AIM OF THE EXERCISE: Set down the data below from its first line to the line holding "[2.29, 0.418], [2.32, 0.376], [2.30, 0.357], [2.22, 0.390]];", inclusive; omit all pictures.

PROVIDED DATA:
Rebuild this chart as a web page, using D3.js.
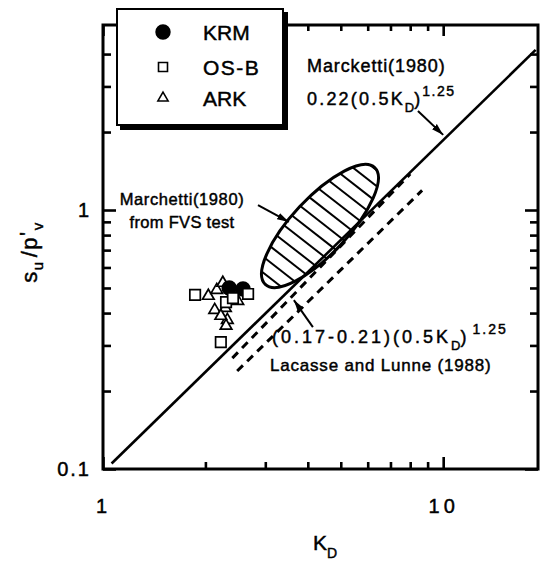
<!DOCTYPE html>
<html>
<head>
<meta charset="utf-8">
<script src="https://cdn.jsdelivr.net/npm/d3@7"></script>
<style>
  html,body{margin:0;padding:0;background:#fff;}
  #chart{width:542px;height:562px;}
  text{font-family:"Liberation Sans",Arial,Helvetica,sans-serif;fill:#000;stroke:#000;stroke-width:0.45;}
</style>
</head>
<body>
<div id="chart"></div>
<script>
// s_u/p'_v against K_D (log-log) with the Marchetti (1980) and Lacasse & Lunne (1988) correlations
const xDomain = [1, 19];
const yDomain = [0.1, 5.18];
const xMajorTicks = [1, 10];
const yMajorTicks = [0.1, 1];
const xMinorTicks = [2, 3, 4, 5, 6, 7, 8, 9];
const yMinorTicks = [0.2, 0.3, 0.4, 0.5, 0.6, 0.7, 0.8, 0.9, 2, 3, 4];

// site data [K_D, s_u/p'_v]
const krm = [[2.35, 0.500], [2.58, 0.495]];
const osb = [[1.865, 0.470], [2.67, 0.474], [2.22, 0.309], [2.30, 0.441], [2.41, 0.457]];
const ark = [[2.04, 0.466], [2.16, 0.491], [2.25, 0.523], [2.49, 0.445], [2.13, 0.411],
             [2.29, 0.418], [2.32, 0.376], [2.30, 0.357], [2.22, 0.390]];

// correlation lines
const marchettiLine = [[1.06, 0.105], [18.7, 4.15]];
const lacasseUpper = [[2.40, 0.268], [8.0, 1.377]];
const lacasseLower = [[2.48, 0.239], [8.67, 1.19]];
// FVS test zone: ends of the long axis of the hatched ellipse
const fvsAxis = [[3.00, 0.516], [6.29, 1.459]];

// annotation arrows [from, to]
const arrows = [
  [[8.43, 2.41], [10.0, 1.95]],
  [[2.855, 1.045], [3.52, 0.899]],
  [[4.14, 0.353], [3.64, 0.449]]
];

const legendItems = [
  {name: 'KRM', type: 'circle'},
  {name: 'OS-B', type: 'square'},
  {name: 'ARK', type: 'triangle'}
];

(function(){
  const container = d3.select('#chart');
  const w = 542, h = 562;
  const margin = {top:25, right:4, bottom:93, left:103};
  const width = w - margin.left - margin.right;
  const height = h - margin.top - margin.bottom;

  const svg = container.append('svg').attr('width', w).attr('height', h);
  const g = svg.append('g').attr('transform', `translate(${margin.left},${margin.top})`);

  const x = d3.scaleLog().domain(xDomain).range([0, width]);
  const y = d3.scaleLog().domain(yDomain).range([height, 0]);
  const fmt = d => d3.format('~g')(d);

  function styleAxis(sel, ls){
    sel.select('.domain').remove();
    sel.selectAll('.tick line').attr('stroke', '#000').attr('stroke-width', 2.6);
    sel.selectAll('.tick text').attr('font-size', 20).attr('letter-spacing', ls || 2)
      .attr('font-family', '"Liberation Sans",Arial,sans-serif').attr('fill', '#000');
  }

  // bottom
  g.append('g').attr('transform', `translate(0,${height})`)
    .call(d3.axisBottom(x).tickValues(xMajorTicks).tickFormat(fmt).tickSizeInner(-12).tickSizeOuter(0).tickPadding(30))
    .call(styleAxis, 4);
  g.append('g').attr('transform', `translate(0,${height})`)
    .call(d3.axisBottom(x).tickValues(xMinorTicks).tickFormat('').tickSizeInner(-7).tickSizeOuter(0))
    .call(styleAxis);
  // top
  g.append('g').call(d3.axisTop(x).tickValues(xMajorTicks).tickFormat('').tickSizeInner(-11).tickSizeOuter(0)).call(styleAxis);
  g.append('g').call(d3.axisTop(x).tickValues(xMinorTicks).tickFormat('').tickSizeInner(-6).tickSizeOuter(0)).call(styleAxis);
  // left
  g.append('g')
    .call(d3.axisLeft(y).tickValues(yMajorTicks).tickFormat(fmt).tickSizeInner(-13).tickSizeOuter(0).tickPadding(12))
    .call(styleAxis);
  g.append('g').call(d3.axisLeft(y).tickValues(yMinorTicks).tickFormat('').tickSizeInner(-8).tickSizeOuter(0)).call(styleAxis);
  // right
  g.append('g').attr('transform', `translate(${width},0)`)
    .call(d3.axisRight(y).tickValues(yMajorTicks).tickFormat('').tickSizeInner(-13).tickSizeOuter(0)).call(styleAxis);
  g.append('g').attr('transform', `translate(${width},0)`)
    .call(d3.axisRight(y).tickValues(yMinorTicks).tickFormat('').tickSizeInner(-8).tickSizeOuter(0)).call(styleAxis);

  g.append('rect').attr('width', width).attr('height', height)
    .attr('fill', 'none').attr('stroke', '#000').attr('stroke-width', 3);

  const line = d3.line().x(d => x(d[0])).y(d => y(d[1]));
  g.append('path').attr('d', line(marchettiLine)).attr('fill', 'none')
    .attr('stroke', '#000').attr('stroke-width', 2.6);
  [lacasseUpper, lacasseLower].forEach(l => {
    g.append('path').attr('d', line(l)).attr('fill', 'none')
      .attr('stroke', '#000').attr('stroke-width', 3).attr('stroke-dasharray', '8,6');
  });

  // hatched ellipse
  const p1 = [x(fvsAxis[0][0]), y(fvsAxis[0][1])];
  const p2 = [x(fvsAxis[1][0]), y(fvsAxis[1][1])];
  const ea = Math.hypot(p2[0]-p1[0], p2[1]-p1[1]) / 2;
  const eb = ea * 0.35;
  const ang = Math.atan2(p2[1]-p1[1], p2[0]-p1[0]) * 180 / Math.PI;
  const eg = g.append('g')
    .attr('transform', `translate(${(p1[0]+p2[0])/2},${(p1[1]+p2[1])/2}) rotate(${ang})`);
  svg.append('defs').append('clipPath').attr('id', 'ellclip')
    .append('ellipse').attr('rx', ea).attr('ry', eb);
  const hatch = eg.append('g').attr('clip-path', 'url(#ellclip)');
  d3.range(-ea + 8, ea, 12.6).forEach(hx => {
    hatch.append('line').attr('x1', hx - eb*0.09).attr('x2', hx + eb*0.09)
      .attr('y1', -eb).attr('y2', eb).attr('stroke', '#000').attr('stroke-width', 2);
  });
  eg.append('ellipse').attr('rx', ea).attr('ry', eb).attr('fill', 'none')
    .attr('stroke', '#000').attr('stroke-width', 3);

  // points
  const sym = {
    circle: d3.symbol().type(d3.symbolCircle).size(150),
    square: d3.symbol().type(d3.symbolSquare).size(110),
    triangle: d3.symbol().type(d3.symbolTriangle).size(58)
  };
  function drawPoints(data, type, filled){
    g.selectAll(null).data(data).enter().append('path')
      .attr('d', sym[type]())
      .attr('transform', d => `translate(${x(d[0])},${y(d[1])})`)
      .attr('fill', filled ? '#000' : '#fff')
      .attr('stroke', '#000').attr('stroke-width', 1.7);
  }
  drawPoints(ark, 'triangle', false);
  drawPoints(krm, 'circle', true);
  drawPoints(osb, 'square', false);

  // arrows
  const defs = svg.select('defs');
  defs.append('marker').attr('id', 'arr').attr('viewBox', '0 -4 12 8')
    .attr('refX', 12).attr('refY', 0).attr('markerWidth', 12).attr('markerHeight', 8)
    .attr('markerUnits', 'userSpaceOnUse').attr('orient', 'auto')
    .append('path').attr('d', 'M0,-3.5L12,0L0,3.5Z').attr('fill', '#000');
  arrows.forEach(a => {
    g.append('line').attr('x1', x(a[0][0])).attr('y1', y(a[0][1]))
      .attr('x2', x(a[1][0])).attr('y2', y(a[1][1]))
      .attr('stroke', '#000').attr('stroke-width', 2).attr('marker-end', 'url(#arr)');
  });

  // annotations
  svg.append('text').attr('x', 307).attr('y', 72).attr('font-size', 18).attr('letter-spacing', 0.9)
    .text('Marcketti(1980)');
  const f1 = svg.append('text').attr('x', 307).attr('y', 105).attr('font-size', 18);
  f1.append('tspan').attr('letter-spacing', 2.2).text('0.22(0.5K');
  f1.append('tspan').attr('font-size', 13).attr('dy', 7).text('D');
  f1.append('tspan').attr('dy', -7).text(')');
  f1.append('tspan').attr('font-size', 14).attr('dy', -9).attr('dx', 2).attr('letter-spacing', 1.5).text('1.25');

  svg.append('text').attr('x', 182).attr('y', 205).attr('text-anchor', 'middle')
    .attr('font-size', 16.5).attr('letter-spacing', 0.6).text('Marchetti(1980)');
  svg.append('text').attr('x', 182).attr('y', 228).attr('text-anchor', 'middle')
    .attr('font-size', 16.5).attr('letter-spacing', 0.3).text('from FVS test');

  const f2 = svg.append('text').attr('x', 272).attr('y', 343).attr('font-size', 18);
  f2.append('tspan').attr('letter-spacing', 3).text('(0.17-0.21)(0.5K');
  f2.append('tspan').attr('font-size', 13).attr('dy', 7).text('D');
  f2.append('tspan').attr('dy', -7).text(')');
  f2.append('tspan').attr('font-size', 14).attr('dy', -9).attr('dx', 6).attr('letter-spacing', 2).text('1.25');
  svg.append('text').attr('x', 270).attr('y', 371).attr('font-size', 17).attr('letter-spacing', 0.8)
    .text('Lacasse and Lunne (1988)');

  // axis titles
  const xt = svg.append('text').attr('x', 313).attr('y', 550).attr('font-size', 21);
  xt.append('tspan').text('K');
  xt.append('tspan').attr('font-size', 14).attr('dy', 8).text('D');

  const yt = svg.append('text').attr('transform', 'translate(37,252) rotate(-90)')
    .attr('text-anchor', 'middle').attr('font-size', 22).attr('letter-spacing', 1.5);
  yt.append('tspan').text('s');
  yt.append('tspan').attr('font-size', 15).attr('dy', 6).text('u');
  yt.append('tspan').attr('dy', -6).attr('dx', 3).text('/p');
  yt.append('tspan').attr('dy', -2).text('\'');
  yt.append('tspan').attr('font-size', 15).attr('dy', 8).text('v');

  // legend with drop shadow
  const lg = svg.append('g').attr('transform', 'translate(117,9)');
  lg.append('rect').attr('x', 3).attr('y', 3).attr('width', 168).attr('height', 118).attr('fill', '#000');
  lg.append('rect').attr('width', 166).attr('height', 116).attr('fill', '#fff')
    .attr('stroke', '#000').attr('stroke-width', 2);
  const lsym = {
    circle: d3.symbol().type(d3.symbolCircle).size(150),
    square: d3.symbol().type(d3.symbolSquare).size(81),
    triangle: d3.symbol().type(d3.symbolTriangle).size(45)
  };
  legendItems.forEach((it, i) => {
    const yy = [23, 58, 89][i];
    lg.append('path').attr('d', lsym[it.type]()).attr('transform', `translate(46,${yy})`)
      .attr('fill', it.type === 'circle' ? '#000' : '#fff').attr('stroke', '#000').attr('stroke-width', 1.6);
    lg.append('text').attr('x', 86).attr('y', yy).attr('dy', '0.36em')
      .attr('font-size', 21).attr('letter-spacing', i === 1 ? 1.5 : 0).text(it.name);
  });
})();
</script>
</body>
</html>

RESULT FOR THIS EXERCISE:
Rebuild this chart as a web page, using D3.js.
<!DOCTYPE html>
<html>
<head>
<meta charset="utf-8">
<script src="https://cdn.jsdelivr.net/npm/d3@7"></script>
<style>
  html,body{margin:0;padding:0;background:#fff;}
  #chart{width:542px;height:562px;}
  text{font-family:"Liberation Sans",Arial,Helvetica,sans-serif;fill:#000;stroke:#000;stroke-width:0.45;}
</style>
</head>
<body>
<div id="chart"></div>
<script>
// s_u/p'_v against K_D (log-log) with the Marchetti (1980) and Lacasse & Lunne (1988) correlations
const xDomain = [1, 19];
const yDomain = [0.1, 5.18];
const xMajorTicks = [1, 10];
const yMajorTicks = [0.1, 1];
const xMinorTicks = [2, 3, 4, 5, 6, 7, 8, 9];
const yMinorTicks = [0.2, 0.3, 0.4, 0.5, 0.6, 0.7, 0.8, 0.9, 2, 3, 4];

// site data [K_D, s_u/p'_v]
const krm = [[2.35, 0.500], [2.58, 0.495]];
const osb = [[1.865, 0.470], [2.67, 0.474], [2.22, 0.309], [2.30, 0.441], [2.41, 0.457]];
const ark = [[2.04, 0.466], [2.16, 0.491], [2.25, 0.523], [2.49, 0.445], [2.13, 0.411],
             [2.29, 0.418], [2.32, 0.376], [2.30, 0.357], [2.22, 0.390]];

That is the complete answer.